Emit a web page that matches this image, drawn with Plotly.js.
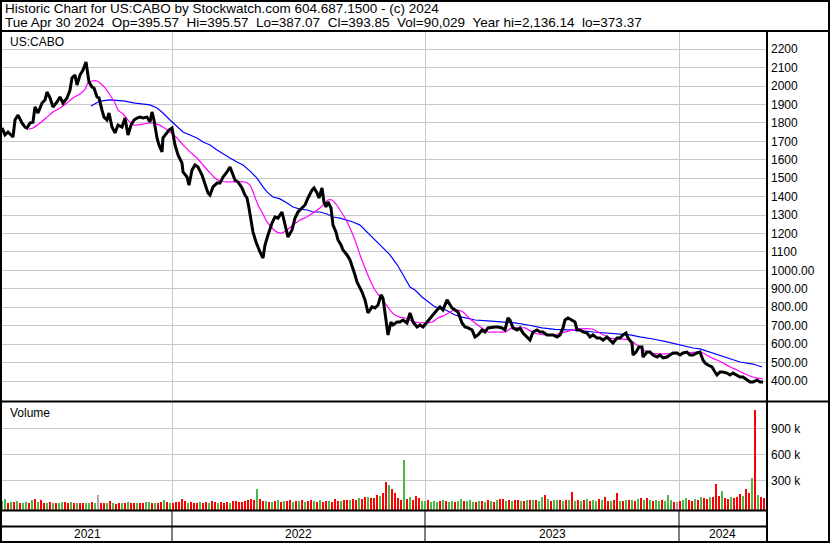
<!DOCTYPE html>
<html>
<head>
<meta charset="utf-8">
<script src="https://cdn.plot.ly/plotly-3.0.1.min.js"></script>
<style>
html,body{margin:0;padding:0;background:#fff;}
#chart{width:830px;height:543px;}
</style>
</head>
<body>
<div id="chart"></div>
<script>
// ---- Data (trading-day index from first bar; years start at the listed indices) ----
const yearLabels = ['2021', '2022', '2023', '2024'];
const yearStartDay = [0, 170, 423, 677];
const lastDay = 764;

const priceDays = [
  0,3,6,11,13,16,20,23,25,28,
  31,33,36,40,43,45,48,51,55,58,
  61,65,68,70,73,75,78,81,84,85,
  87,90,92,95,97,100,102,105,107,110,
  113,116,120,123,126,129,132,135,138,141,
  145,148,150,152,155,157,160,161,165,167,
  170,171,173,176,180,181,185,187,190,193,
  196,200,203,206,208,211,215,218,221,225,
  228,230,233,236,240,243,245,247,249,251,
  254,256,258,261,263,266,270,273,276,280,
  283,286,290,293,296,300,303,306,310,312,
  315,317,320,322,324,326,329,331,334,336,
  339,341,345,348,351,353,355,358,360,363,
  366,370,373,376,379,381,383,385,386,389,
  391,395,398,401,405,408,411,415,418,421,
  425,428,431,435,438,441,445,447,450,453,
  456,460,463,466,470,473,476,480,483,486,
  490,493,496,500,503,506,508,511,515,518,
  521,525,528,531,535,538,541,545,548,551,
  555,558,561,563,566,570,573,575,578,581,
  585,588,591,595,598,601,605,608,611,615,
  618,621,624,626,630,631,634,637,640,641,
  645,648,651,655,658,661,665,668,671,675,
  678,681,685,688,691,695,698,701,703,706,
  710,713,715,718,721,725,728,731,735,738,
  741,745,748,751,755,758,761
];
const priceClose = [
  1773,1735,1751,1724,1816,1843,1800,1778,1773,1800,
  1805,1887,1854,1908,1925,1968,1936,1887,1914,1941,
  1908,1936,1979,2044,2060,2006,2060,2087,2131,2098,
  2022,1995,1990,1941,1936,1870,1832,1816,1854,1778,
  1746,1789,1778,1827,1735,1789,1816,1827,1832,1827,
  1832,1805,1860,1816,1719,1681,1643,1719,1746,1762,
  1773,1735,1681,1626,1583,1534,1507,1463,1545,1572,
  1561,1518,1474,1420,1409,1453,1474,1474,1507,1534,
  1561,1534,1491,1480,1447,1409,1393,1339,1284,1208,
  1154,1122,1100,1067,1138,1192,1257,1290,1284,1317,
  1246,1181,1219,1284,1317,1339,1355,1393,1436,1447,
  1420,1393,1447,1371,1344,1371,1339,1246,1208,1165,
  1138,1111,1084,1057,1013,975,937,905,883,840,
  769,802,796,812,867,850,758,693,650,720,
  704,720,720,731,715,769,720,693,704,693,
  720,742,758,785,802,785,840,823,796,785,
  774,715,693,688,677,639,650,677,666,688,
  693,693,693,688,677,742,731,688,677,688,
  660,639,622,666,677,666,666,650,650,650,
  639,650,688,731,742,731,720,677,677,666,
  660,639,650,633,633,622,639,622,606,633,
  633,650,660,633,606,541,557,584,584,530,
  557,557,541,530,541,525,530,541,552,552,
  541,552,557,541,541,552,557,514,498,487,
  476,449,433,449,449,443,433,443,433,422,
  422,405,395,395,405,395,394
];

const maShortDays = [
  27,31,38,45,51,58,65,71,78,83,
  86,90,95,98,103,108,113,116,121,126,
  131,135,141,148,155,161,168,175,181,188,
  195,201,208,213,218,225,231,238,243,248,
  251,256,261,265,270,275,280,285,291,298,
  305,311,318,323,326,330,333,338,343,348,
  353,358,363,368,373,378,383,388,393,398,
  403,413,423,430,436,443,450,456,461,466,
  473,480,486,496,503,510,516,523,530,536,
  546,556,566,575,590,598,608,618,628,635,
  645,655,665,675,685,695,701,708,715,721,
  728,735,741,748,755,761
];
const maShort = [
  1767,1773,1800,1832,1860,1881,1908,1936,1957,1984,
  2017,2028,2028,2017,1990,1952,1908,1870,1849,1816,
  1789,1789,1794,1800,1794,1778,1751,1719,1681,1643,
  1610,1572,1529,1501,1485,1480,1480,1480,1480,1463,
  1426,1355,1306,1263,1230,1208,1203,1219,1246,1274,
  1290,1312,1339,1366,1382,1382,1366,1328,1284,1230,
  1165,1084,1013,948,894,856,823,785,758,747,
  742,720,715,720,742,758,780,785,774,747,
  715,688,666,666,666,688,688,688,666,655,
  650,655,671,682,682,660,633,628,622,595,
  557,547,547,547,552,557,552,530,514,498,
  476,460,443,427,416,411
];

const maLongDays = [
  89,93,98,108,123,133,141,148,155,161,
  168,175,181,188,195,201,208,215,221,228,
  235,241,248,255,261,265,271,278,285,291,
  298,305,311,318,325,331,338,345,351,358,
  363,368,375,381,388,393,396,408,413,420,
  426,433,440,446,453,460,473,486,500,513,
  526,540,553,566,578,591,605,618,628,638,
  651,665,678,691,698,711,725,738,751,760
];
const maLong = [
  1892,1903,1919,1925,1919,1908,1903,1898,1881,1854,
  1816,1778,1751,1735,1719,1697,1681,1653,1632,1610,
  1588,1572,1539,1501,1453,1426,1398,1388,1366,1344,
  1333,1328,1317,1317,1306,1290,1284,1274,1263,1246,
  1219,1192,1154,1122,1084,1046,1024,910,894,856,
  829,802,796,780,758,747,731,726,720,715,
  704,688,680,677,675,666,660,655,650,639,
  628,612,595,579,574,552,525,503,492,476
];

// Volume in thousands, one bar per 3 trading days starting at day 0
const volume = [
  55,78,40,45,50,60,35,30,45,35,
  70,78,50,75,35,30,45,35,40,30,
  45,50,35,45,30,40,30,35,40,30,
  45,30,128,40,35,40,55,30,25,35,
  40,30,45,35,30,40,35,30,45,50,
  35,40,30,45,70,45,30,40,50,45,
  78,60,40,45,35,40,50,35,45,40,
  55,45,40,50,35,45,40,55,60,50,
  45,60,75,80,75,198,80,60,55,45,
  50,60,65,50,60,55,70,50,60,55,
  65,45,55,75,60,50,65,45,55,60,
  50,78,55,60,70,65,75,80,70,95,
  80,100,110,90,95,128,120,150,277,245,
  195,152,93,70,537,80,109,70,120,90,
  60,55,65,50,60,45,55,65,60,50,
  55,45,60,78,60,55,65,50,45,60,
  55,50,65,60,50,70,78,80,60,70,
  55,65,75,60,55,70,65,70,70,60,
  101,128,80,60,75,65,70,60,75,70,
  167,60,70,55,65,78,60,70,55,78,
  65,109,55,60,70,148,60,55,70,65,
  75,60,80,93,70,90,65,55,70,60,
  75,60,128,65,50,45,60,70,90,75,
  60,80,70,100,90,85,110,100,257,120,
  175,95,80,110,90,100,140,120,198,150,
  327,1120,130,110,90
];
// g = up day (green), r = down day (red), n = unchanged (grey)
const volumeDir = (
  'ggrgrgrggr' + 'grgrrgrgrg' + 'grrgrgrrgg' + 'rgnrrgrgrr' + 'grgrrgrrgg' +
  'rgrrgrgrrr' + 'rrgrrrgrrg' + 'rrgrrrgrrr' + 'rrrrrgrrgr' + 'grgrgrrgrg' +
  'rgrrgrgrrg' + 'rrrgrrgrrg' + 'rrgrrrgrrg' + 'rrrrgrgrrr' + 'ggrgggrgrg' +
  'grggrgggrg' + 'rgrgrgrrgr' + 'grrgrgrgrg' + 'grgrggrgrg' + 'rgrgrgrggr' +
  'grrgrrgrgr' + 'grgrgrgrgg' + 'rgggrnrggr' + 'rgrgrrgrrr' + 'grrgrrrgrr' +
  'grgrr'
).split('');

const priceTicks = [400,500,600,700,800,900,1000,1100,1200,1300,1400,1500,1600,1700,1800,1900,2000,2100,2200];
const priceTickText = ['400.00','500.00','600.00','700.00','800.00','900.00','1000.00','1100','1200','1300','1400','1500','1600','1700','1800','1900','2000','2100','2200'];
const volTicks = [300, 600, 900];
const volTickText = ['300 k', '600 k', '900 k'];

const header1 = 'Historic Chart for US:CABO by Stockwatch.com 604.687.1500 - (c) 2024';
const header2 = 'Tue Apr 30 2024  Op=395.57  Hi=395.57  Lo=387.07  Cl=393.85  Vol=90,029  Year hi=2,136.14  lo=373.37';

// ---- Layout helpers (pixel -> paper) ----
const W = 830, H = 543, ML = 2, MR = 64, MT = 32, MB = 33;
const PW = W - ML - MR, PH = H - MT - MB;
const px = v => (v - ML) / PW;
const py = v => (H - MB - v) / PH;
const FONT = 'Liberation Sans, Arial, Helvetica, sans-serif';

const volBase = -46.7;
const colMap = {g: '#4cb84c', r: '#ff0000', n: '#a8a8a8'};

const traces = [
  {
    type: 'bar', x0: 0, dx: 3, y: volume.map(v => v - volBase), base: volBase,
    width: 2.5, marker: {color: volumeDir.map(c => colMap[c]), line: {width: 0}},
    xaxis: 'x2', yaxis: 'y2', hoverinfo: 'skip'
  },
  {
    type: 'scatter', mode: 'lines', x: maLongDays, y: maLong,
    line: {color: '#0000ff', width: 1.2}, xaxis: 'x', yaxis: 'y', hoverinfo: 'skip'
  },
  {
    type: 'scatter', mode: 'lines', x: maShortDays, y: maShort,
    line: {color: '#ff00ff', width: 1.2, shape: 'spline', smoothing: 0.6}, xaxis: 'x', yaxis: 'y', hoverinfo: 'skip'
  },
  {
    type: 'scatter', mode: 'lines', x: priceDays, y: priceClose,
    line: {color: '#000000', width: 3}, xaxis: 'x', yaxis: 'y', hoverinfo: 'skip'
  }
];

const gridColor = '#c8c8c8';
const xBase = {
  range: [0, lastDay], tickmode: 'array', tickvals: yearStartDay.slice(1),
  showticklabels: false, ticks: '', showgrid: true, gridcolor: gridColor, gridwidth: 1,
  zeroline: false, showline: false, fixedrange: true
};

const shapes = [];
const L = (x0, y0, x1, y1, w) => shapes.push({type: 'line', xref: 'paper', yref: 'paper',
  x0: px(x0), y0: py(y0), x1: px(x1), y1: py(y1), line: {color: '#000', width: w}});
L(1, 0, 1, H, 2);          // left border
L(0, 1, W, 1, 2);          // top border
L(829, 0, 829, H, 2);      // right border
L(0, 542, W, 542, 2);      // bottom border
L(0, 31, W, 31, 2);        // header separator
L(767, 31, 767, 542, 2);   // plot / axis divider
L(0, 401.5, W, 401.5, 2);  // price / volume separator
L(0, 510.5, 767, 510.5, 2);
L(0, 526.5, 767, 526.5, 2);
yearStartDay.slice(1).forEach(d => shapes.push({type: 'line', xref: 'x', yref: 'paper',
  x0: d, x1: d, y0: py(511), y1: py(542), line: {color: '#000', width: 1}}));

const annotations = [
  {text: header1.replace(/  /g, '\u00a0\u00a0'), xref: 'paper', yref: 'paper', x: px(3), y: py(8),
   xanchor: 'left', yanchor: 'middle', showarrow: false, font: {family: FONT, size: 13.5, color: '#000'}},
  {text: header2.replace(/  /g, '\u00a0\u00a0'), xref: 'paper', yref: 'paper', x: px(3), y: py(22),
   xanchor: 'left', yanchor: 'middle', showarrow: false, font: {family: FONT, size: 13.5, color: '#000'}},
  {text: 'US:CABO', xref: 'paper', yref: 'paper', x: px(8), y: py(42),
   xanchor: 'left', yanchor: 'middle', showarrow: false, font: {family: FONT, size: 12, color: '#000'}},
  {text: 'Volume', xref: 'paper', yref: 'paper', x: px(8), y: py(413),
   xanchor: 'left', yanchor: 'middle', showarrow: false, font: {family: FONT, size: 12, color: '#000'}}
];
yearLabels.forEach((t, i) => {
  const a = yearStartDay[i], b = (i + 1 < yearStartDay.length) ? yearStartDay[i + 1] : lastDay;
  annotations.push({text: t, xref: 'x', yref: 'paper', x: (a + b) / 2, y: py(534),
    xanchor: 'center', yanchor: 'middle', showarrow: false, font: {family: FONT, size: 12, color: '#000'}});
});

const layout = {
  width: W, height: H,
  margin: {l: ML, r: MR, t: MT, b: MB, pad: 0},
  paper_bgcolor: '#fff', plot_bgcolor: '#fff',
  showlegend: false, hovermode: false, bargap: 0,
  font: {family: FONT, size: 12, color: '#000'},
  xaxis: Object.assign({}, xBase, {domain: [0, 1], anchor: 'y'}),
  xaxis2: Object.assign({}, xBase, {domain: [0, 1], anchor: 'y2', matches: 'x'}),
  yaxis: {
    domain: [py(400), 1], range: [400 + (381 - 400) * 5.426, 400 + (381 - 32) * 5.426],
    side: 'right', anchor: 'x', tickmode: 'array', tickvals: priceTicks, ticktext: priceTickText,
    ticks: '', ticklabelstandoff: 4, showgrid: true, gridcolor: gridColor, gridwidth: 1,
    zeroline: false, showline: false, tickfont: {family: FONT, size: 12, color: '#000'}, fixedrange: true
  },
  yaxis2: {
    domain: [0, py(403)], range: [volBase, 1202.3],
    side: 'right', anchor: 'x2', tickmode: 'array', tickvals: volTicks, ticktext: volTickText,
    ticks: '', ticklabelstandoff: 4, showgrid: true, gridcolor: gridColor, gridwidth: 1,
    zeroline: false, showline: false, tickfont: {family: FONT, size: 12, color: '#000'}, fixedrange: true
  },
  shapes: shapes,
  annotations: annotations
};

Plotly.newPlot('chart', traces, layout, {staticPlot: true, displayModeBar: false});
</script>
</body>
</html>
════════════════
[WHAT IS REQUIRED]: Write out, word for word, the lines from the start of the data through the one holding "const lastDay = 764;". Omit pictures.

[RESPONSE FOR THIS EXERCISE]:
Emit a web page that matches this image, drawn with Plotly.js.
<!DOCTYPE html>
<html>
<head>
<meta charset="utf-8">
<script src="https://cdn.plot.ly/plotly-3.0.1.min.js"></script>
<style>
html,body{margin:0;padding:0;background:#fff;}
#chart{width:830px;height:543px;}
</style>
</head>
<body>
<div id="chart"></div>
<script>
// ---- Data (trading-day index from first bar; years start at the listed indices) ----
const yearLabels = ['2021', '2022', '2023', '2024'];
const yearStartDay = [0, 170, 423, 677];
const lastDay = 764;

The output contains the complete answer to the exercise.